Living Wisdom School

Kindergarten crunch: Lack of playtime killing joy of learning, say advocates


By Kirsten Stewart

The Salt Lake Tribune

Salt Lake TribuneUpdated:08/24/2009 07:51:05 AM MDT

Fresh from recess, a gaggle of 5-year-olds crowd teacher Betsy Haslam's classroom, grab blankets from their "cubbies" and cuddle into a spot on the carpeted floor.

Haslam turns down the lights and within minutes, several of the children fall asleep. Two remain that way through song time.

"It's still summer. They're up late and it's initially hard for their little bodies to adjust," said Haslam, who starts the kindergarten year at Whittier Elementary with naps, snacks and playtime, but does less of it as the year goes on. "We have the state standards to teach."

Child development experts have long bemoaned the structured, test-driven course of early education. But a national push for universal kindergarten and preschool has raised the stakes.

School administrators are now pressed to show these public programs are a worthwhile investment. That means teaching and testing literacy and math skills.

"Doubling time in kindergarten should mean twice the time for instruction," said Reed Spencer, a curriculum coordinator at the state office of education who is designing a uniform testing tool for Utah's full-day kindergarten programs.

Child advocates, though, worry play, exercise and exploration in most public kindergartens is vanishing.

Authors of a 2009 report, "Crisis in the Kindergarten" call the current state of affairs, "a national disgrace." They call for return to play-based teaching, warning the nation is "blindly pursuing educational policies that could well damage the intellectual, social and physical development of an entire generation."

Classic play materials like blocks, sand and water tables, and props for dramatic play have largely disappeared, say Alliance researcher who surveyed 268 full-day kindergartens in New York City and Los Angeles.

On a typical day, kids in those programs spend three hours learning to read and do math, compared to 30 minutes of free play, the study shows.

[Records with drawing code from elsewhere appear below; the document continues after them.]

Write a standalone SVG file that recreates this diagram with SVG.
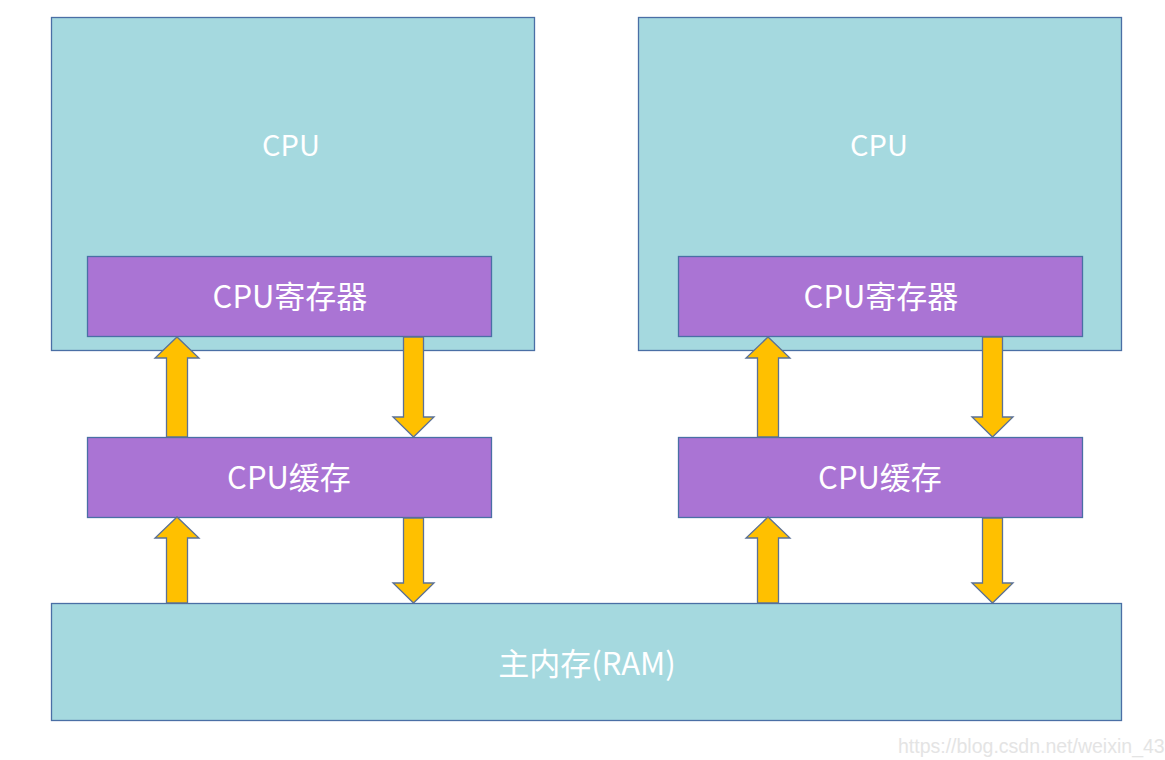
<svg xmlns="http://www.w3.org/2000/svg" width="1165" height="760" viewBox="0 0 1165 760">
<style>
.box{fill:#A5D9DF;stroke:#4A6FA5;stroke-width:1.3}
.reg{fill:#AA74D4;stroke:#4A6FA5;stroke-width:1.3}
.lbl{fill:#FFFFFF;font-family:"Noto Sans CJK SC","Noto Sans",sans-serif;font-size:31px;text-anchor:middle}
.cpu{font-size:29px}
.arr{fill:#FFC000;stroke:#5B7196;stroke-width:1.3;stroke-linejoin:miter}
.wm{fill:#E4E4E4;font-family:"Liberation Sans",Arial,sans-serif;font-size:19.5px}
</style>
<rect width="1165" height="760" fill="#FFFFFF"/>
<g id="cpu-left"><rect class="box" x="51.5" y="17.5" width="483" height="333"/><text class="lbl cpu" x="291" y="156">CPU</text></g>
<g id="cpu-right"><rect class="box" x="638.5" y="17.5" width="483" height="333"/><text class="lbl cpu" x="879" y="156">CPU</text></g>
<g id="reg-left"><rect class="reg" x="87.5" y="256.5" width="404" height="80"/><text class="lbl" x="290" y="308">CPU寄存器</text></g>
<g id="reg-right"><rect class="reg" x="678.5" y="256.5" width="404" height="80"/><text class="lbl" x="881" y="308">CPU寄存器</text></g>
<g id="cache-left"><rect class="reg" x="87.5" y="437.5" width="404" height="80"/><text class="lbl" x="289" y="489">CPU缓存</text></g>
<g id="cache-right"><rect class="reg" x="678.5" y="437.5" width="404" height="80"/><text class="lbl" x="880" y="489">CPU缓存</text></g>
<g id="ram"><rect class="box" x="51.5" y="603.5" width="1070" height="117"/><text class="lbl" x="587" y="675">主内存(RAM)</text></g>
<g id="connectors">
<path class="arr" d="M166.5 437 V358 H155 L177 337 L199 358 H187.5 V437 Z"/>
<path class="arr" d="M403.5 337 V417 H393 L413.5 437 L434 417 H423.5 V337 Z"/>
<path class="arr" d="M166.5 603 V538 H155 L177 517 L199 538 H187.5 V603 Z"/>
<path class="arr" d="M403.5 518 V583 H393 L413.5 603 L434 583 H423.5 V518 Z"/>
<path class="arr" d="M757.5 437 V358 H746 L768 337 L790 358 H778.5 V437 Z"/>
<path class="arr" d="M982.5 337 V417 H972 L992.5 437 L1013 417 H1002.5 V337 Z"/>
<path class="arr" d="M757.5 603 V538 H746 L768 517 L790 538 H778.5 V603 Z"/>
<path class="arr" d="M982.5 518 V583 H972 L992.5 603 L1013 583 H1002.5 V518 Z"/>
</g>
<text class="wm" x="898" y="753">https://blog.csdn.net/weixin_43</text>
</svg>
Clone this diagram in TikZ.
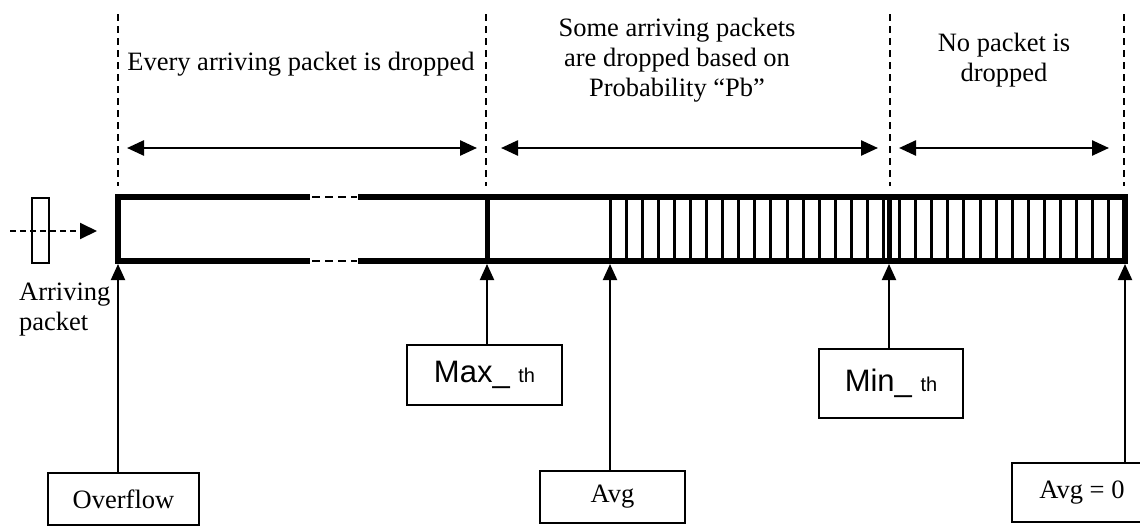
\documentclass[tikz,border=0pt]{standalone}
\usepackage{fontspec}
\setmainfont{Liberation Serif}
\newfontfamily\arialfont{Liberation Sans}
\usetikzlibrary{arrows.meta,%
		positioning}

\tikzset{
  zone/.style={line width=2pt,dash pattern=on 7pt off 5pt},
  span/.style={line width=2.5pt,{Triangle[length=17pt,width=15pt]}-{Triangle[length=17pt,width=15pt]}},
  pointer/.style={line width=2pt,-{Triangle[length=16pt,width=14pt]}},
  feed/.style={line width=2pt,dash pattern=on 6pt off 4pt,-{Triangle[length=17pt,width=16pt]}},
  qedge/.style={line width=6.5pt},
  gapline/.style={line width=2.5pt,dash pattern=on 8pt off 5pt},
  slot/.style={line width=3pt},
  sep/.style={line width=5pt},
  valbox/.style={draw,line width=2pt,inner sep=0pt,outer sep=0pt},
  txt/.style={font=\fontsize{26.5}{30}\selectfont,inner sep=0pt,align=center}
}

\begin{document}
\begin{tikzpicture}[x=1pt,y=-1pt]

  \clip (0,0) rectangle (1140,525);

  \draw[zone] (118,14) -- (118,186);
  \draw[zone] (486,14) -- (486,186);
  \draw[zone] (890,14) -- (890,186);
  \draw[zone] (1124,14) -- (1124,186);

  \node[txt,anchor=base] (every) at (301,70) {Every arriving packet is dropped};
  \node[txt,anchor=base] (some) at (677,96) {Some arriving packets\\are dropped based on\\Probability “Pb”};
  \node[txt,anchor=base] (nodrop) at (1004,81) {No packet is\\dropped};

  \coordinate (a1) at (127,148);
  \coordinate (b1) at (477,148);
  \coordinate (a2) at (501,148);
  \coordinate (b2) at (878,148);
  \coordinate (a3) at (899,148);
  \coordinate (b3) at (1109,148);
  \draw[span] (a1) -- (b1);
  \draw[span] (a2) -- (b2);
  \draw[span] (a3) -- (b3);

  \draw[qedge] (310,197) -- (118,197) -- (118,261) -- (310,261);
  \draw[qedge] (358,197) -- (1125,197) -- (1125,261) -- (358,261);
  \draw[gapline] (312,197) -- (357,197);
  \draw[gapline] (312,261) -- (357,261);
  \foreach \k in {0,...,31}
    \draw[slot] ({610+16.09*\k},197) -- ({610+16.09*\k},261);
  \draw[sep] (487,197) -- (487,261);
  \draw[sep] (889,197) -- (889,261);

  \node[draw,line width=1.5pt,minimum width=17pt,minimum height=65pt,inner sep=0pt] (pkt) at (40.5,230.5) {};
  \coordinate (src) at (10,231);
  \coordinate (entry) at (97,231);
  \draw[feed] (src) -- (entry);

  \node[txt,anchor=base west,align=left] (arr) at (19,330) {Arriving\\packet};

  \coordinate (qL) at (118,264);
  \coordinate (qMax) at (487,264);
  \coordinate (qAvg) at (610,264);
  \coordinate (qMin) at (889,264);
  \coordinate (qR) at (1125,264);

  \node[valbox,txt,minimum width=151pt,minimum height=52pt] (ovf) at (123.5,499) {Overflow};
  \node[valbox,minimum width=155pt,minimum height=60pt] (maxth) at (484.5,375)
    {\arialfont\fontsize{31}{36}\selectfont Max\_ {\fontsize{20}{24}\selectfont th}};
  \node[valbox,txt,minimum width=145pt,minimum height=52pt] (avg) at (612.5,497) {Avg};
  \node[valbox,minimum width=144pt,minimum height=69pt] (minth) at (891,383.5)
    {\arialfont\fontsize{31}{36}\selectfont Min\_ {\fontsize{20}{24}\selectfont th}};
  \node[valbox,txt,minimum width=140pt,minimum height=59pt] (avgz) at (1082,492.5) {Avg = 0};

  \draw[pointer] (qL |- ovf.north) -- (qL);
  \draw[pointer] (qMax |- maxth.north) -- (qMax);
  \draw[pointer] (qAvg |- avg.north) -- (qAvg);
  \draw[pointer] (qMin |- minth.north) -- (qMin);
  \draw[pointer] (qR |- avgz.north) -- (qR);

\end{tikzpicture}
\end{document}
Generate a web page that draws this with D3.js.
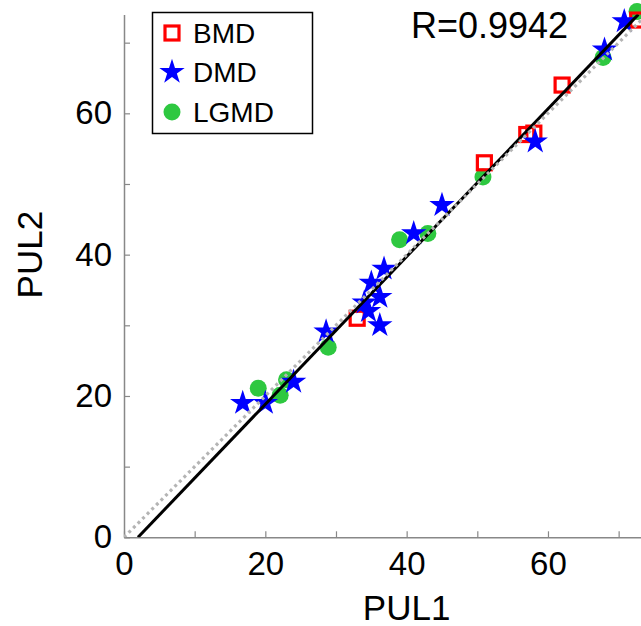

In many kindergarten classrooms there is no playtime. And standardized tests are now routine.

"It's a shame," said the study's co-author and Alliance program director Edward Miller. "Play is easily derided as a waste of time, but young children work hard at it, inventing scenes and stories and solving problems."

Miller said numerous studies show kids who engage in complex socio-dramatic play develop higher levels of thinking, stronger language and social skills and more empathy and imagination than children who don't. Play also lowers stress.

Yet curriculum designers continue to peddle phonics and other discreet skills, partly because they're easier to measure, said Miller, stressing he isn't advocating a free-for-all.

The best teachers strive for a healthy balance of child-initiated play and teacher-guided, hands-on learning, said Miller. "You want to satisfy a child's hunger for knowledge. But the age when children become naturally excited about reading varies. Some kids are that way at 3 or 4. Others have no interest until they're 6 or 7."

In her eight years of teaching kindergarten, Haslam has seen play lose favor with parents and administrators. She strives for balance in her classroom and wishes there were more hours in the day.

Her students get three 15-minute recess breaks in a six-hour day and at least 10 minutes with a kitchen playset, blocks, Legos and other toys.

Even during more scripted "table time," students pick from a host of activities designed to improve their cognitive skills. The idea is to seize upon a child's intrinsic motivation to learn, said Haslam. "Play is important, it's the way kids socialize and figure out life and how things work."